Most fraud cases were initially worked on by the FBI (or the Secret Service or Postal Inspectors) and an offense report was generated by the main case agent. That offense report would summarize the allegations against a white-collar suspect and the steps the agent had taken to verify the allegations. A copy of the offense report, with supporting documentation, would then be sent to the United States Attorney's Office for the federal district in which the alleged offense was committed. The offense report would eventually wind up on the desk of an Assistant United States Attorney ("AUSA"), the line prosecutor assigned to decline or prosecute the case.
B. The New Model
Today, the old methods of generating white-collar crime referrals are still used, but many new avenues have opened up as well. Alleged financial fraud often comes to light through shareholder law suits and/or securities class actions against the officers and directors of publicly traded companies. Most publicly traded companies now have virtually automatic compliance mechanisms in place to report and investigate allegations of wrongdoing, even when the allegations involve top management. (There are several reasons for these virtually automatic reporting requirements and corporate internal investigations, including: the Sarbanes-Oxley Act; the United States Sentencing Guidelines for Organizations; and, the United States Department of Justice's Thompson Memorandum.) Whistleblower and/or Qui Tam lawsuits, in which an individual can report an alleged fraud and reap some of the eventual monetary reward obtained by the government, also account for a number of federal white-collar crime referrals. State Attorney Generals are now more aggressive in investigating and exposing alleged fraud, but many of their cases are ultimately referred to federal authorities. Finally, investigative reporters, news media outlets and various watchdog groups have become quite sophisticated in uncovering and publicizing alleged political corruption and financial scams.

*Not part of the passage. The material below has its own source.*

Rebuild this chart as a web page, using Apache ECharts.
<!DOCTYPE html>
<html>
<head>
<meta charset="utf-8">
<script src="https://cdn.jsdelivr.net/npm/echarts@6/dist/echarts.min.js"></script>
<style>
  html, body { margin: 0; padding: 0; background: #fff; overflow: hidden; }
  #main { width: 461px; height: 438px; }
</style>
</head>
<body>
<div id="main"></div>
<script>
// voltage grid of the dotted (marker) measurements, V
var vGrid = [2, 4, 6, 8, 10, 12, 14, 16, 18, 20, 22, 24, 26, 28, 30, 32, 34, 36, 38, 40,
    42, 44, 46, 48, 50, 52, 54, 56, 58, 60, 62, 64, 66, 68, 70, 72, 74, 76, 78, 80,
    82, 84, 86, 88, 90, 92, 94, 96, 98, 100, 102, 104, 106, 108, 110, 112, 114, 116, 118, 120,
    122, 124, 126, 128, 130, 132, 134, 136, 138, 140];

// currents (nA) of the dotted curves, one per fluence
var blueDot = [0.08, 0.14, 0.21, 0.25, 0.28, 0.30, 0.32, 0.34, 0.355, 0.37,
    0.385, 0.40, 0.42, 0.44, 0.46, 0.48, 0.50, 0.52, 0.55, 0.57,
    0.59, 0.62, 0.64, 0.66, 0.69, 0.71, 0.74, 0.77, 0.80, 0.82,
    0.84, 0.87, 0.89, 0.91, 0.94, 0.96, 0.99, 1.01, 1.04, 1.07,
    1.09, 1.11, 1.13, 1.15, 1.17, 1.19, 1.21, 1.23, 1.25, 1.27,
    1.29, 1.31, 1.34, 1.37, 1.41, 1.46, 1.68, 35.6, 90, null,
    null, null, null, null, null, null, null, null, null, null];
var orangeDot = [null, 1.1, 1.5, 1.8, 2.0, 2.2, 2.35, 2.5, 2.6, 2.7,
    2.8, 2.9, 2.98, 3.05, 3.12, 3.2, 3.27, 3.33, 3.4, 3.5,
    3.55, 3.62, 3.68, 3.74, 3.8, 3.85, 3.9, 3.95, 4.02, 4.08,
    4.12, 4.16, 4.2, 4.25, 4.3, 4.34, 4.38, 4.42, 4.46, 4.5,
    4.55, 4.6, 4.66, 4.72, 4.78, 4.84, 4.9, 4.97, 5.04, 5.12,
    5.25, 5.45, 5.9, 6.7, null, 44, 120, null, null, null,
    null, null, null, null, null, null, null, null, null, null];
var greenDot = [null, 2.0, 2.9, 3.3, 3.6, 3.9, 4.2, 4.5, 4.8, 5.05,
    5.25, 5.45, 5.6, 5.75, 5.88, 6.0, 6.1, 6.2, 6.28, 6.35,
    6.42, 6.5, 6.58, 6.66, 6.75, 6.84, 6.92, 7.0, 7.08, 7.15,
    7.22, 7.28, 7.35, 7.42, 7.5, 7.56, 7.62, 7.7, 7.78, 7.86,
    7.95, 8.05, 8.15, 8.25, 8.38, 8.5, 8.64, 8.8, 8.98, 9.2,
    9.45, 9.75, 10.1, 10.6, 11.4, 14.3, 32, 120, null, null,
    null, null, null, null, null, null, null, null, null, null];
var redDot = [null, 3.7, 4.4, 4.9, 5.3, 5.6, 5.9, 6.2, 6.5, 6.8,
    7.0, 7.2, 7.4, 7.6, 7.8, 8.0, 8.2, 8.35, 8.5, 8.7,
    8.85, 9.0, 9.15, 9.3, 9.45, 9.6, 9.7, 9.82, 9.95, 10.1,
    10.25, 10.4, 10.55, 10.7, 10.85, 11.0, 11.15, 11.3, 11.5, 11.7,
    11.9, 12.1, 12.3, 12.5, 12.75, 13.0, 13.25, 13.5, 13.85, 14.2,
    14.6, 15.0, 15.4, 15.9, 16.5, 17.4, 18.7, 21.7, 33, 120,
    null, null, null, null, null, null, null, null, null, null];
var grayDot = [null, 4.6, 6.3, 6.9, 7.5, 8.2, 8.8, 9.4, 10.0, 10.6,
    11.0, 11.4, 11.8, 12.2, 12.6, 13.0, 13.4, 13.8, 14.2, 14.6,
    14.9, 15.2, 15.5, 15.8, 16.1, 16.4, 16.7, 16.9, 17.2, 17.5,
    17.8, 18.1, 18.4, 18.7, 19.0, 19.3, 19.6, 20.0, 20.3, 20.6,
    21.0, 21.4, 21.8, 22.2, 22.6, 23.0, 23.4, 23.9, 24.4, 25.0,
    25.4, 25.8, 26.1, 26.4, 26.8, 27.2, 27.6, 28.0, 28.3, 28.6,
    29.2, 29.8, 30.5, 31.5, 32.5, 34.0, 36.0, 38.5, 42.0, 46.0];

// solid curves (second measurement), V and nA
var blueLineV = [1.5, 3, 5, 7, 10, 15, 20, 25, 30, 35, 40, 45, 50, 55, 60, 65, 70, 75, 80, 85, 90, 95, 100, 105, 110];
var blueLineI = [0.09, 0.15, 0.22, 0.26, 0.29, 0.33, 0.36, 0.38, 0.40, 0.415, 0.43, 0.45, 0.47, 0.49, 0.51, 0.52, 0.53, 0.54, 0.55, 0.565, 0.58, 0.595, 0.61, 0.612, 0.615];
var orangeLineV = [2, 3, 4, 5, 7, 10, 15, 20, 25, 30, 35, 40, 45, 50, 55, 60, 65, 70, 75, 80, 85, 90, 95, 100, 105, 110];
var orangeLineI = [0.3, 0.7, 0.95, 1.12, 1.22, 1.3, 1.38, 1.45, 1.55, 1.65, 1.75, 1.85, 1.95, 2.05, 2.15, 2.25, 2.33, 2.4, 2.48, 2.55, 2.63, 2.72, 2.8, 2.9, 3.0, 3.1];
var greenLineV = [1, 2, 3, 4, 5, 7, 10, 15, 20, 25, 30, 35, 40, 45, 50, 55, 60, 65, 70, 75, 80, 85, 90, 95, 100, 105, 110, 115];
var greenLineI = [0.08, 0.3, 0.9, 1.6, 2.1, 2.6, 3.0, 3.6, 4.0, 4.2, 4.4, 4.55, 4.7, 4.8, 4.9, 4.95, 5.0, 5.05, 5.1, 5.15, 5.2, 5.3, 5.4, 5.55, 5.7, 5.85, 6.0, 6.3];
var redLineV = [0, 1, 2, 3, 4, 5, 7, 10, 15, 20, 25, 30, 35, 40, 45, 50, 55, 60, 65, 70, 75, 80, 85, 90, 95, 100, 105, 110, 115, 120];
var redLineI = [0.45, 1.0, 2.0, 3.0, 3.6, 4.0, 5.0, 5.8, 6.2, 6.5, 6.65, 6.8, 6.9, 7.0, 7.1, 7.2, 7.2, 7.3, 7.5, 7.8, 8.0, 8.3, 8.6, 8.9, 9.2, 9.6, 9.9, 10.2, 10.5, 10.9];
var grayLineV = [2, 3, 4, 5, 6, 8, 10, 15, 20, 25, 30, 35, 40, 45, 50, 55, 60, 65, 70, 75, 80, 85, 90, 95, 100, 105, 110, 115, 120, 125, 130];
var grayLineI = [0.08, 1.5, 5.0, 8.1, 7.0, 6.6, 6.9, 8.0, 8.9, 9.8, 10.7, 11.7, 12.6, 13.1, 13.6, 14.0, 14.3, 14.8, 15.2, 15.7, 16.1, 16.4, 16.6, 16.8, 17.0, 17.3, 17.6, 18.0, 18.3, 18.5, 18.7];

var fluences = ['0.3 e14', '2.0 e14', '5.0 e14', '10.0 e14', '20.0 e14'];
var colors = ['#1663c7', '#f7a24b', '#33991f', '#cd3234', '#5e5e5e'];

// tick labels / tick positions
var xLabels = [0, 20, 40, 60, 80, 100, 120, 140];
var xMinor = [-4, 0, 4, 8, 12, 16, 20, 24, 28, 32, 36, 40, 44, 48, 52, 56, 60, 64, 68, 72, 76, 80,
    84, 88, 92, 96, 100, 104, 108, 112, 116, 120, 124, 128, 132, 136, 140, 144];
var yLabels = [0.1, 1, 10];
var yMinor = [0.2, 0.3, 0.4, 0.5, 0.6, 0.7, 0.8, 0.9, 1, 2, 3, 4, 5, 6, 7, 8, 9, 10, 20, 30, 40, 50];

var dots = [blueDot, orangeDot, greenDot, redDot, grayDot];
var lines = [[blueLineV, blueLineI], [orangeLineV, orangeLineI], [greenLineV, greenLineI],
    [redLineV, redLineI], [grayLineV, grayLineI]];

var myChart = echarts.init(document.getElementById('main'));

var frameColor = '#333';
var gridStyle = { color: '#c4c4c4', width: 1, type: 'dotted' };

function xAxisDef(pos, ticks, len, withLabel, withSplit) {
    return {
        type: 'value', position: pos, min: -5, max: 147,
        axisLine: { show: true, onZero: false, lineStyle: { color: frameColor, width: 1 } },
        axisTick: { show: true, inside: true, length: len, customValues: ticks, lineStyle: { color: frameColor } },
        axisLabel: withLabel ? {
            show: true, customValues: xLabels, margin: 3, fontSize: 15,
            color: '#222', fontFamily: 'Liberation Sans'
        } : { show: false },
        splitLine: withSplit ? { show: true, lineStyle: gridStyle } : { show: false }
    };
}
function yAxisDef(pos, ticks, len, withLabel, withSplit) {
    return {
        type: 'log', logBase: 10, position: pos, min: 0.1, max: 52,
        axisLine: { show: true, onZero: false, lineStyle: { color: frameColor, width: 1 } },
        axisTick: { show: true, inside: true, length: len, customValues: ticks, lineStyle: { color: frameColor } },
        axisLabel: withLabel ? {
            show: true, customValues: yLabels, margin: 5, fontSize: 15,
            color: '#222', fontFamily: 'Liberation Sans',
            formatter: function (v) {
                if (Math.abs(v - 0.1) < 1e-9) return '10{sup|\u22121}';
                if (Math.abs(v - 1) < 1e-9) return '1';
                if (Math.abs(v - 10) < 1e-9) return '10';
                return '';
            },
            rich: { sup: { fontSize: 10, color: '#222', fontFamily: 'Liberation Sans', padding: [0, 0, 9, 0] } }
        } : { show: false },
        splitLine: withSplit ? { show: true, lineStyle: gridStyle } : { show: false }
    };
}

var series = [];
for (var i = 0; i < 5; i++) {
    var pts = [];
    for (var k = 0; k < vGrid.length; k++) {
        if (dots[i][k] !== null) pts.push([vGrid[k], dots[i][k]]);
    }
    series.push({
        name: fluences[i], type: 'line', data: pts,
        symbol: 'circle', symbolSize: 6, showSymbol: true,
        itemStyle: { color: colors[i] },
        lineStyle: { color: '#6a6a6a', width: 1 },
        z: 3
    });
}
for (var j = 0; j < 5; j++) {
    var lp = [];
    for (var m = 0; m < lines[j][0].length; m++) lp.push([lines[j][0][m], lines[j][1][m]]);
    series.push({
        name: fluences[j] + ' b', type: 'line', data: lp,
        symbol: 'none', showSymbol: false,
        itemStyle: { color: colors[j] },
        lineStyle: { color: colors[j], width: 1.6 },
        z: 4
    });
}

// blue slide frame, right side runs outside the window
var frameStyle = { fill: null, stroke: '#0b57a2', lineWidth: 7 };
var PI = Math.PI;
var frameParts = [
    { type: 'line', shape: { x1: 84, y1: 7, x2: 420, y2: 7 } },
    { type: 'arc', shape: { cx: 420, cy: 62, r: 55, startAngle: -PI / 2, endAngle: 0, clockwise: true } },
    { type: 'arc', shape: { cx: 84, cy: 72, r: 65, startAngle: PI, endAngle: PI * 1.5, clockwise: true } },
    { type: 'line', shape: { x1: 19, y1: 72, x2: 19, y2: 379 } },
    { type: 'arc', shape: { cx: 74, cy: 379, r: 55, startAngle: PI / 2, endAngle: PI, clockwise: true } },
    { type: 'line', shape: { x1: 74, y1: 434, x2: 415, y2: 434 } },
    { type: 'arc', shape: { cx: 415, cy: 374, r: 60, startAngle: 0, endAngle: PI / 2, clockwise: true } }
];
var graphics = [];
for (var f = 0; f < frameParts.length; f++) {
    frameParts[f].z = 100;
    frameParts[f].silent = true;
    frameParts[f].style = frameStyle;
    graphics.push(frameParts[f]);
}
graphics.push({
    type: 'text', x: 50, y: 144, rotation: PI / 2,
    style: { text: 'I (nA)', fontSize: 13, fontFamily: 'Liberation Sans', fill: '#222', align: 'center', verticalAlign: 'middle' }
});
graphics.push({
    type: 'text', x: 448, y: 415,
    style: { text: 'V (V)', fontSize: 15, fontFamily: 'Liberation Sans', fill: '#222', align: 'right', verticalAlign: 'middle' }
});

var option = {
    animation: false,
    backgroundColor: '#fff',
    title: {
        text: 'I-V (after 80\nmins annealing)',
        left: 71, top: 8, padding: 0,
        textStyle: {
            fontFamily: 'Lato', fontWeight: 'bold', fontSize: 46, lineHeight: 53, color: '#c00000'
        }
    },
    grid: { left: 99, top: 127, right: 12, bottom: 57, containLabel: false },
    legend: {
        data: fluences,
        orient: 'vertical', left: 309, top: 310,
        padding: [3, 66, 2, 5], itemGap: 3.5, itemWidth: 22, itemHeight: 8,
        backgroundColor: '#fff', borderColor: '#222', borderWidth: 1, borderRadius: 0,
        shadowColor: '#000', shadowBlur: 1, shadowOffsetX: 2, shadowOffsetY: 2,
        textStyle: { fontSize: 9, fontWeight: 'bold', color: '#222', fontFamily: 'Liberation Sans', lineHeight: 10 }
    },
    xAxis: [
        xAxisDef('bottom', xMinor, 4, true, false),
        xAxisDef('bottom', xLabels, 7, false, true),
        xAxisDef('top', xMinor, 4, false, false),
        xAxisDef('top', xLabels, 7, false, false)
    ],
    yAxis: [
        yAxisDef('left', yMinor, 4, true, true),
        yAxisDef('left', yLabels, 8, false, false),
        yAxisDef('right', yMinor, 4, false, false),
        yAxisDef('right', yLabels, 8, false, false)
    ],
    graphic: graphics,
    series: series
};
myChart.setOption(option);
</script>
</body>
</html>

The law enforcement community investigates white-collar crime cases differently today as well. There is usually no offense report, and the AUSA is involved from the very beginning of the case, carefully planning an overall strategy. The prosecutors often work in tandem with regulatory agencies, encouraging the agencies to conduct parallel civil investigations. The advantage to this approach is that regulatory agencies have more leverage to force individuals to cooperate with investigations, because the failure to cooperate with a regulatory investigation can cause a person to lose his or her professional license. As previously mentioned, today's federal prosecutors can also coerce corporations into waiving the attorney-client privilege and turning over the results of internal investigations. This allows the government to save prosecutorial resources by hijacking the prior work product of private company attorneys.
In summary, there are many more opportunities in today's environment for alleged white-collar crimes to come to the attention of federal criminal authorities. And once the federal authorities start to focus their attention, they wield more prosecutorial power than at any time in our nation's history.

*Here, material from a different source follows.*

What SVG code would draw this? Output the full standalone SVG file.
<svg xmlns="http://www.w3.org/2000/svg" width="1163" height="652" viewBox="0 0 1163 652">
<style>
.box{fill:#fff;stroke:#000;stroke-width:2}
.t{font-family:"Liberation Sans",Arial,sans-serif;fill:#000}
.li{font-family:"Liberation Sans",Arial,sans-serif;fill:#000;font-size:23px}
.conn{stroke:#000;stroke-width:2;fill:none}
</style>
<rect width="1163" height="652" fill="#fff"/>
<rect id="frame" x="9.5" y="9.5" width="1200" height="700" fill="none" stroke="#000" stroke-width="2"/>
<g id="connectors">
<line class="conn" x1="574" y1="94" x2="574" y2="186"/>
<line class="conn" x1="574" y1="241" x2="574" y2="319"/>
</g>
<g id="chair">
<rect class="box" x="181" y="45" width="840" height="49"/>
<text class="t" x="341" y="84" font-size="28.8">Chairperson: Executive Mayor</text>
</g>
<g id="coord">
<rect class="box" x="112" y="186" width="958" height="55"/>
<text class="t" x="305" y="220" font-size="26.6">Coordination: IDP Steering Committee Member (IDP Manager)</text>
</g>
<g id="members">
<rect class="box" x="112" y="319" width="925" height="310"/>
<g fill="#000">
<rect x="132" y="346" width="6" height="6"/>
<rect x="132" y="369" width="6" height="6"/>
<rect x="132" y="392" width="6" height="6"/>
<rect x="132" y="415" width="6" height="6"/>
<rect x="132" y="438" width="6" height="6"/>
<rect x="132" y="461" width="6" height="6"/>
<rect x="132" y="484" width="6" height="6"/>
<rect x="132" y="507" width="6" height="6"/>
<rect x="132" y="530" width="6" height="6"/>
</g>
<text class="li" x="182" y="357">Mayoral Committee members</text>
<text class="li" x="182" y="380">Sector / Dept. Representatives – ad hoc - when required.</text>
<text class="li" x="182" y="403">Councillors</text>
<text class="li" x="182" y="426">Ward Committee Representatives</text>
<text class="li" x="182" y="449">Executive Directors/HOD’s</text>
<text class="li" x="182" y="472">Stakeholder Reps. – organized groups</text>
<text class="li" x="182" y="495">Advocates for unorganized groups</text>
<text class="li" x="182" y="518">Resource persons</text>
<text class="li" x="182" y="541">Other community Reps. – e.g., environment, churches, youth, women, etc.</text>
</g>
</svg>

2. WHAT DO THE CLIENT AND THE ATTORNEY HAVE A RIGHT TO EXPECT FROM EACH OTHER?
A. What Your Federal White-Collar Attorney Must Know
To competently handle a federal white-collar crime case, your attorney must, at a minimum, be thoroughly grounded in the law of federal criminal procedure as well as the substantive criminal law or laws that you are suspected of having violated. Over and above this, your white-collar crime lawyer needs to know the operational basics, that is, how the rules of criminal law and procedure really operate during the various stages of a federal white-collar crime investigation. The competent white-collar crime practitioner should also be acutely aware of the ever-increasing use by the government, against corporate and individual defendants, of civil enforcement tools, including regulatory investigations (by entities such as the Securities and Exchange Commission), asset forfeitures and actions under the False Claims Act.
B. Will Your Real Attorney Please Stand Up?

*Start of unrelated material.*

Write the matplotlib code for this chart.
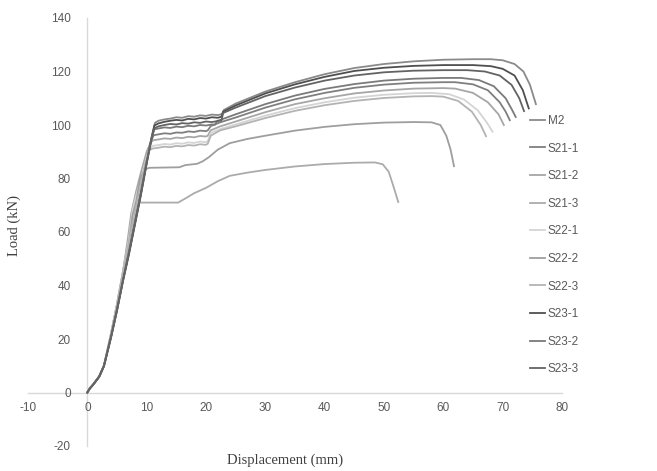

If your company's attorney interviews you as part of an internal corporate investigation, does the attorney represent you as well? The answer is almost always no. The company attorney conducting the interview will probably tell you that: 1) he represents the company; 2) the interview is privileged; 3) the privilege belongs to the company; and, 4) the company has the option of waiving the privilege at some time in the future. (In fact, most authorities agree that the company attorney is ethically obligated to tell you this.) If this is all that the company attorney tells you, however, you might go into your interview with a false sense of security. Why? Because, what the attorney has not told you, in the above example, is that, in the current white-collar climate, the company will almost certainly waive its privilege and turn over the results of the internal investigation, including a summary of your interview, to federal prosecutors. You should obviously be aware of this before deciding whether to participate in an interview which is part of an internal corporate investigation. Knowing the stakes involved, you can then decide, in consultation with your own white-collar lawyer, whether to participate in the interview. Your failure to participate might result in the company firing you, but that may be preferable to increasing your criminal exposure through an interview with company counsel who has become, in effect, an agent for the government.
C. Attorney Honesty
A white-collar crime client, no matter how outwardly sophisticated, is usually scared when he first contacts a criminal defense attorney. In many cases he is already in serious trouble. He wants to be told that things aren't that bad, or that he might not be charged with a federal white-collar crime at all. Seasoned counsel can often provide sincere reassurance as to some of these matters. But your attorney should never downplay your potential criminal exposure or minimize the legal and factual situation at hand. Credibility is one of the criminal defense attorney's most potent weapons. If he cannot establish credibility with his own clients, how can he be expected to do so with government attorneys during plea negotiations or with juries during trial? If you cannot trust your own attorney-if he seems to have a different answer every time you ask a question, if his attitude toward you changes after he receives your up-front retainer funds, if he fails to return your phone calls without adequate explanation-it is time to consider a new lawyer.